This was true, and Henry was to be made to feel the dilemma. He contented himself, however, with saying that she must have patience, and obey the laws of the realm. The Emperor had injured him by hindering his marriage and preventing him from having male succession. The Queen was no more his wife than she was Chapuys's. He would do as he pleased, and if the Emperor made war on him he would fight.
Chapuys inquired whether, if an interdict was issued, and the Spaniards and Flemings resident in England obeyed it, his statutes would apply to them.
The King did not answer; but, turning to someone present, he said: "You have heard the Ambassador hint at excommunication. It is not I that am excommunicated, but the Emperor, who has kept me so long in mortal sin. That is an excommunication which the Pope cannot take off."[1]
To the lords who carried the message to Catherine she replied as she had always done — that Queen she was, and she would never call herself by any other name. As to her establishment, she wanted nothing but a confessor, a doctor, and a couple of maids. If that was too much, she would go about the world and beg alms for the love of God.

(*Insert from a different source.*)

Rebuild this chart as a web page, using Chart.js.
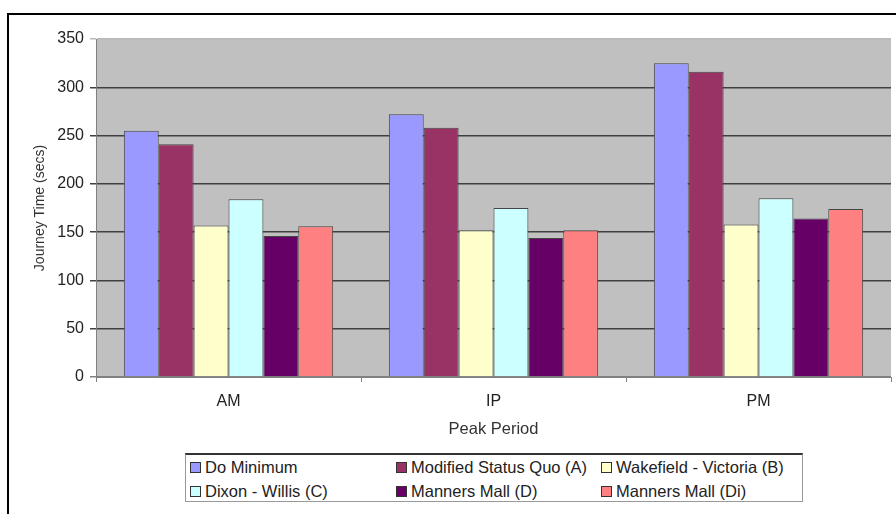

"The King," Chapuys said, "was naturally kind and generous," but the "Lady Anne had so perverted him that he did not seem the same man." Unless the Emperor acted in earnest, she would make an end of Catherine, as she had done of Wolsey, whom she did not hate with half as much intensity. "All seems like a dream," he said. "Her own party do not know
- ↑ Chapuys to Charles V., April 16, 1533. — Calendar, Foreign and Domestic, vol. vi. p. 163, etc., abridged. Also Spanish Calendar, vol. iv. part 2, p. 635.